The project was initiated by Invisible Children, an NGO whose goal is to put an end to the LRA war and rebuild lives.

The victims told Kadaga that recent defector reports show that many of our citizens are still held up in LRA captivity – many of them against their will but many long-term LRA captives continue to defect.

The latest person amongst us to regain freedom from LRA captivity returned in September 2013.

They pointed out the interrelatedness of communities and states, saying injustice anywhere is a threat to justice everywhere and that whatever affects one directly, affects all indirectly.”

“Some communities currently targeted by the LRA violence in neighboring countries perceive Ugandan society as indifferent to their suffering.
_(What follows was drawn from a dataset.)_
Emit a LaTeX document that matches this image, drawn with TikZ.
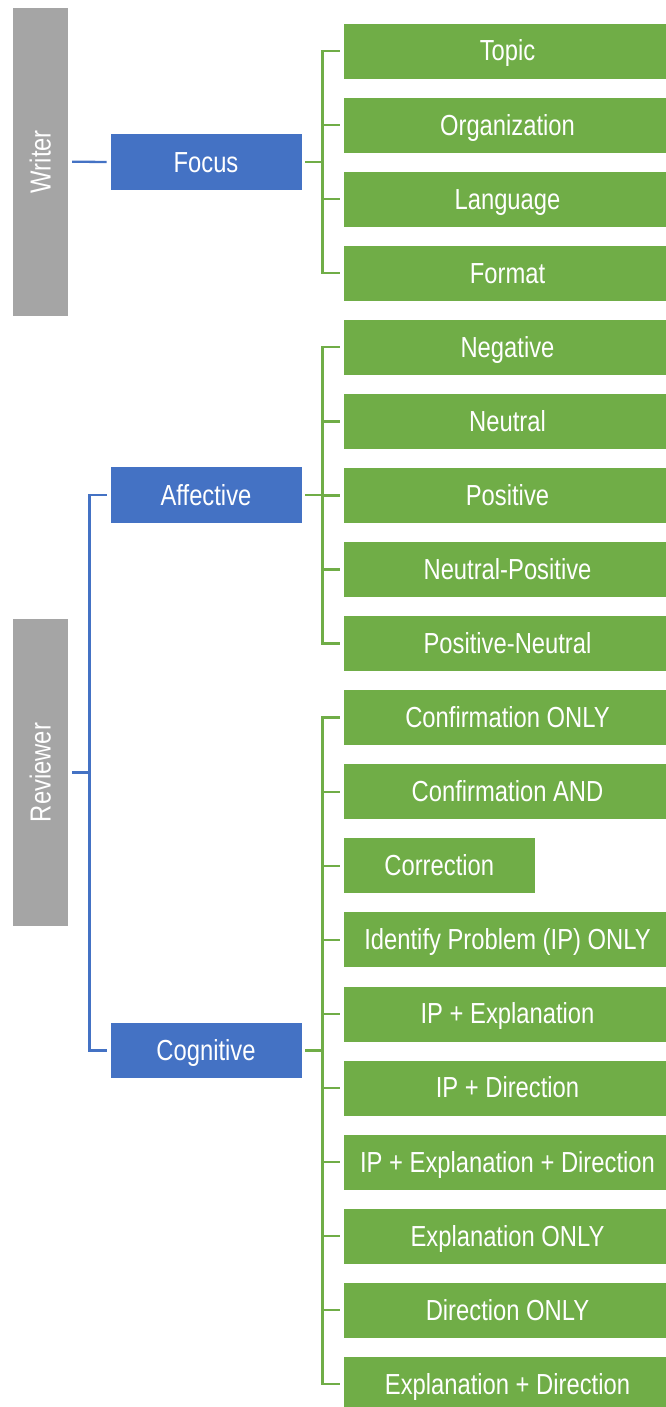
\documentclass[tikz,border=0pt]{standalone}
\usepackage{fontspec}
\setmainfont[FakeStretch=0.82]{Liberation Sans}
\definecolor{cgray}{HTML}{A5A5A5}
\definecolor{cblue}{HTML}{4472C4}
\definecolor{cgreen}{HTML}{70AD47}
\tikzset{
  basebox/.style={rectangle, draw=white, line width=0.8pt, inner sep=0pt, text=white,
    font=\fontsize{29}{32}\selectfont, text height=20pt, text depth=0pt},
  graybox/.style={basebox, fill=cgray, minimum width=56.7pt, minimum height=308.7pt,
    text height=, text depth=},
  bluebox/.style={basebox, fill=cblue, minimum width=192pt, minimum height=56.5pt},
  greenbox/.style={basebox, fill=cgreen, minimum width=328pt, minimum height=56pt},
  shortbox/.style={basebox, fill=cgreen, minimum width=191.5pt, minimum height=56pt},
  blueline/.style={draw=cblue, line width=2.3pt},
  greenline/.style={draw=cgreen, line width=2.3pt},
}
\begin{document}
\begin{tikzpicture}[x=1pt,y=-1pt]
\useasboundingbox (0,0) rectangle (666,1407);
% left column
\node[graybox] (writer) at (40.3,161.7) {\rotatebox{90}{Writer}};
\node[graybox] (rev) at (40.3,772.5) {\rotatebox{90}{Reviewer}};
% middle column
\node[bluebox] (focus) at (206,162) {Focus};
\node[bluebox] (aff) at (206,495) {Affective};
\node[bluebox] (cog) at (206,1050.5) {Cognitive};
% right column
\def\gy#1{51+74.07*#1}
\node[greenbox] (g0) at (507.5,{\gy{0}}) {Topic};
\node[greenbox] (g1) at (507.5,{\gy{1}}) {Organization};
\node[greenbox] (g2) at (507.5,{\gy{2}}) {Language};
\node[greenbox] (g3) at (507.5,{\gy{3}}) {Format};
\node[greenbox] (g4) at (507.5,{\gy{4}}) {Negative};
\node[greenbox] (g5) at (507.5,{\gy{5}}) {Neutral};
\node[greenbox] (g6) at (507.5,{\gy{6}}) {Positive};
\node[greenbox] (g7) at (507.5,{\gy{7}}) {Neutral-Positive};
\node[greenbox] (g8) at (507.5,{\gy{8}}) {Positive-Neutral};
\node[greenbox] (g9) at (507.5,{\gy{9}}) {Confirmation ONLY};
\node[greenbox] (g10) at (507.5,{\gy{10}}) {Confirmation AND};
\node[shortbox] (g11) at (439.25,{\gy{11}}) {Correction};
\node[greenbox] (g12) at (507.5,{\gy{12}}) {Identify Problem (IP) ONLY};
\node[greenbox] (g13) at (507.5,{\gy{13}}) {IP + Explanation};
\node[greenbox] (g14) at (507.5,{\gy{14}}) {IP + Direction};
\node[greenbox] (g15) at (507.5,{\gy{15}}) {IP + Explanation + Direction};
\node[greenbox] (g16) at (507.5,{\gy{16}}) {Explanation ONLY};
\node[greenbox] (g17) at (507.5,{\gy{17}}) {Direction ONLY};
\node[greenbox] (g18) at (507.5,{\gy{18}}) {Explanation + Direction};
% blue connectors
\draw[blueline] ([xshift=3pt]writer.east) -- ([xshift=-3pt]focus.west);
\draw[blueline] ([xshift=3pt]rev.east) -- ++(17.5,0) coordinate (rj);
\draw[blueline] ([xshift=-3pt]aff.west) -| (rj) |- ([xshift=-3pt]cog.west);
% green connectors
\foreach \c in {g0,g1,g2,g3}
  \draw[greenline] ([xshift=3pt]focus.east) -- ++(17,0) |- ([xshift=-3pt]\c.west);
\foreach \c in {g4,g5,g6,g7,g8}
  \draw[greenline] ([xshift=3pt]aff.east) -- ++(17,0) |- ([xshift=-3pt]\c.west);
\foreach \c in {g9,g10,g11,g12,g13,g14,g15,g16,g17,g18}
  \draw[greenline] ([xshift=3pt]cog.east) -- ++(17,0) |- ([xshift=-3pt]\c.west);
\end{tikzpicture}
\end{document}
As a result, they have associated Ugandans at large with the LRA as co-perpetrators of the heinous atrocities inflicted upon their communities,” the petitioners observed.

“This august house has a cardinal duty to set the record straight by pronouncing itself and through continuous engagement until the LRA crisis is finally resolved. Parliament should continue to play in promoting regional stability.
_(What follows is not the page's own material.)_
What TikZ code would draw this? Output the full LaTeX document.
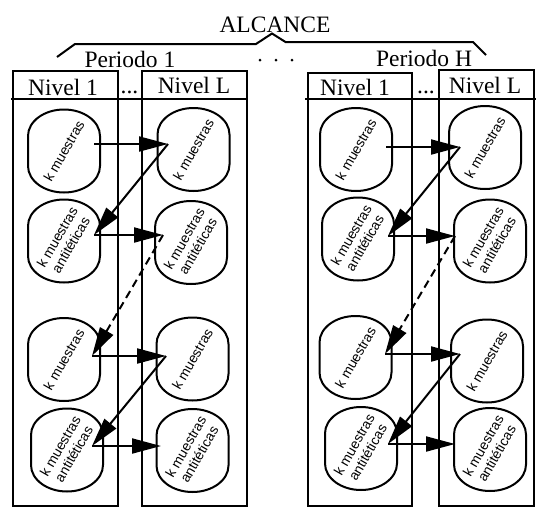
\documentclass[tikz,border=0pt]{standalone}
\usepackage{fontspec}
\setmainfont{Liberation Serif}
\newfontfamily\arialf{Liberation Sans}
\usetikzlibrary{arrows.meta,calc}
\tikzset{
  lw/.style={line width=2pt},
  boxline/.style={lw, draw=black},
  hdr/.style={anchor=base, inner sep=0pt, font=\fontsize{23.5}{26}\selectfont},
  capsnode/.style={inner sep=0pt, minimum width=72pt, minimum height=83pt},
  captext/.style={rotate=60, align=center, inner sep=0pt, font=\arialf\fontsize{13.8}{15.5}\selectfont},
  conn/.style={lw, -{Triangle[length=29pt,width=15pt]}},
  dconn/.style={conn, dash pattern=on 8pt off 5pt},
}
\newcommand\capoutline[1]{%
  \draw[lw] ($(#1)+(-36,15)$) arc[start angle=180,end angle=0,x radius=36,y radius=26.5]
    -- ++(0,-30) arc[start angle=0,end angle=-180,x radius=36,y radius=26.5] -- cycle;}
\begin{document}
\begin{tikzpicture}[x=1pt,y=1pt]
\useasboundingbox (0,0) rectangle (536,-507);
% titles
\node[hdr] (alc) at (275,-32) {ALCANCE};
\node[hdr] (p1) at (130,-67) {Periodo 1};
\node[hdr] (pH) at (424,-66) {Periodo H};
\draw[lw] (57,-57) -- (75,-44) -- (256,-44) -- (272,-33.5) -- (285.5,-42) -- (473,-42) -- (486,-55);
\foreach \x in {260,276,292} \fill (\x,-60) circle (1.5);
% boxes left period
\draw[boxline] (13,-71) rectangle (118,-506);
\draw[boxline] (142,-71) rectangle (247,-506);
\draw[lw] (11,-99) -- (248,-99);
\node[hdr] (n11) at (63,-95) {Nivel 1};
\node[hdr] (n1L) at (194,-93.3) {Nivel L};
\node[hdr] (d1) at (129.5,-93) {...};
% boxes right period
\draw[boxline] (308,-73) rectangle (412,-506);
\draw[boxline] (439,-70) rectangle (534,-506);
\draw[lw] (305,-99) -- (536,-99);
\node[hdr] (nH1) at (355,-95) {Nivel 1};
\node[hdr] (nHL) at (485,-93.3) {Nivel L};
\node[hdr] (dH) at (426,-93) {...};
% capsules
\node[capsnode] (L1) at (64,-151) {}; \node[capsnode] (L2) at (64,-241) {};
\node[capsnode] (L3) at (64,-359.5) {}; \node[capsnode] (L4) at (67,-450) {};
\node[capsnode] (M1) at (193.5,-149.5) {}; \node[capsnode] (M2) at (191,-242.5) {};
\node[capsnode] (M3) at (192.5,-359) {}; \node[capsnode] (M4) at (192.5,-450.5) {};
\node[capsnode] (R1) at (356,-149.5) {}; \node[capsnode] (R2) at (358,-239) {};
\node[capsnode] (R3) at (355.5,-357.5) {}; \node[capsnode] (R4) at (361,-448.5) {};
\node[capsnode] (S1) at (485,-147.5) {}; \node[capsnode] (S2) at (490,-241) {};
\node[capsnode] (S3) at (487,-361) {}; \node[capsnode] (S4) at (490,-449.5) {};
\foreach \n in {L1,L2,L3,L4,M1,M2,M3,M4,R1,R2,R3,R4,S1,S2,S3,S4} {\capoutline{\n}}
\foreach \n in {L1,L3,M1,M3,R1,R3,S1,S3}
  \node[captext] at (\n) {k muestras};
\foreach \n in {L2,L4,M2,M4,R2,R4,S2,S4}
  \node[captext] at (\n) {k muestras\\antitéticas};
% connector points
\coordinate (la1) at (94,-144); \coordinate (lb1) at (168,-144);
\coordinate (la2) at (94,-235); \coordinate (lb2) at (163,-235);
\coordinate (la3) at (92,-356); \coordinate (lb3) at (166,-356);
\coordinate (la4) at (92,-446); \coordinate (lb4) at (161,-446);
\coordinate (ra1) at (386,-147); \coordinate (rb1) at (460,-147);
\coordinate (ra2) at (388,-236); \coordinate (rb2) at (455,-236);
\coordinate (ra3) at (385,-354); \coordinate (rb3) at (460,-354);
\coordinate (ra4) at (388,-444); \coordinate (rb4) at (455,-444);
% connectors left
\draw[conn] (la1) -- (lb1);
\draw[conn] (lb1) -- (la2);
\draw[conn] (la2) -- (lb2);
\draw[dconn] (lb2) -- (la3);
\draw[conn] (la3) -- (lb3);
\draw[conn] (lb3) -- (la4);
\draw[conn] (la4) -- (lb4);
% connectors right
\draw[conn] (ra1) -- (rb1);
\draw[conn] (rb1) -- (ra2);
\draw[conn] (ra2) -- (rb2);
\draw[dconn] (rb2) -- (ra3);
\draw[conn] (ra3) -- (rb3);
\draw[conn] (rb3) -- (ra4);
\draw[conn] (ra4) -- (rb4);
\end{tikzpicture}
\end{document}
As Formerly Abducted Children and Persons affected by the LRA conflict, they made the following submissions:

• Address itself to the immense recovery; rehabilitation and reintegration challenges in LRA affected communities in order to change the lives of the LRA victims and communities for the better.

• Adopt practical measures in collaboration with regional parliaments, local civil society in the affected region, and international community, to promote the safe defection and repatriation of children and adults still in LRA captivity; these efforts must also properly address the issue of children born into LRA captivity with unclear citizenry, and the protection of communities that remain vulnerable to LRA killings, attacks, abductions, displacement and lootings.

• Parliament of Uganda, through the Ugandan government should lobby UN agencies and other humanitarian agencies for a humanitarian emergency response and LRA victims infrastructure development for LRA affected communities in the region to counter the development deficit and deplorable humanitarian crisis created by the conflict.

• Using Uganda’s membership and present chairmanship of the International Conference of the Great Lakes Region (ICGLR), this parliament may urge the Ugandan government to engage other ICGLR member countries and encourage them to recognize the LRA as a continued threat to regional stability.

The Ugandan government should urge the ICGLR to add the LRA issue to the agenda for discussion at ICGRL summits.

• Lobby the international community including the UN to own up and include the LRA problem as part of the broader UN mandate in the region. All regional governments of LRA affected communities must demonstrate their increased commitment and the international community its support, to the AU counter-LRA effort.

Kadaga speak out

In her response, Kadaga promised that parliament will have a special debate on the LRA conflict.

She also promised to write to the president and other UN agencies to bring to their attention the issues that the former abductees asked her to do.